Relationships between numerical variables
When two or more measurements are made from each individual in a population, we are usually interested in whether these variables are related to each other. When both variables are numerical, the strength of the relationship can be described with a correlation coefficient and regression models allow us to test whether two variables are related on the basis of sample data.
Relationships between categorical variables
Two categorical measurements may also be related.
As with numerical variables, we may be able to conclude that any relationship between categorical variables is causal if it results from an experiment (e.g. a randomised experiment in which some pea seeds are coated and others are uncoated).
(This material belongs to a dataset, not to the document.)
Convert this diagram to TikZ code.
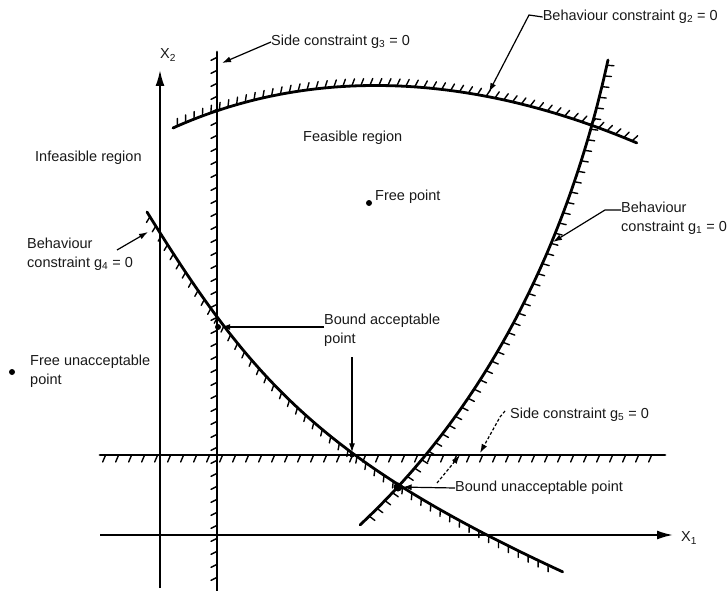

From observational data however, we usually cannot deduce a causal relationship — all we can say is that the variables may be associated.
What does association mean?
We say that two variables are associated if knowledge of the value of one tells you something about the likely value of the other.
If the conditional distribution of Y given X = x depends on the value of x, we say that X and Y are associated.
For example, if the conditional distribution of the Job satisfaction of new employees given Job type = secretary is different from the conditional distribution of Job satisfaction given Job type = manager, then we say that Job satisfaction and Job type are associated.
In the next page, we will characterise two variables that are not associated, but first we give an example of variables that are related.
Absenteeism and weight
To illustrate the idea of association, we use a table of joint probabilities that constitute a possible model for absenteeism of employees in a supermarket chain and their weight.
Note that the joint probabilities in this model do not accurately represent the effect of weight on absenteeism — they are only used to illustrate the concepts.
Attendance record | ||||
---|---|---|---|---|
Poor | Satisfactory | Above average | Marginal | |
Underweight | 0.0450 | 0.0900 | 0.0150 | 0.1500 |
Normal | 0.0825 | 0.3025 | 0.1650 | 0.5500 |
Overweight | 0.0500 | 0.1200 | 0.0300 | 0.2000 |
Obese | 0.0300 | 0.0650 | 0.0050 | 0.1000 |
Marginal | 0.1700 | 0.5400 | 0.2900 | 1.0000 |
The implications of this model are best explained from conditional probabilities for athletic performance, given weight:
Attendance record | ||||
---|---|---|---|---|
Poor | Satisfactory | Above average | Total | |
Underweight | 0.30 | 0.60 | 0.10 | 1.0 |
Normal | 0.15 | 0.55 | 0.30 | 1.0 |
Overweight | 0.25 | 0.60 | 0.15 | 1.0 |
Obese | 0.30 | 0.65 | 0.05 | 1.0 |
A proportional Venn diagram displays these conditional probabilities graphically.
If this model is correct, the conditional probability of poor attendance is lowest for staff with 'normal' weight, increasing as weight gets further from 'normal'. Similarly, the probability of above average attendance is highest for those with 'normal' weight.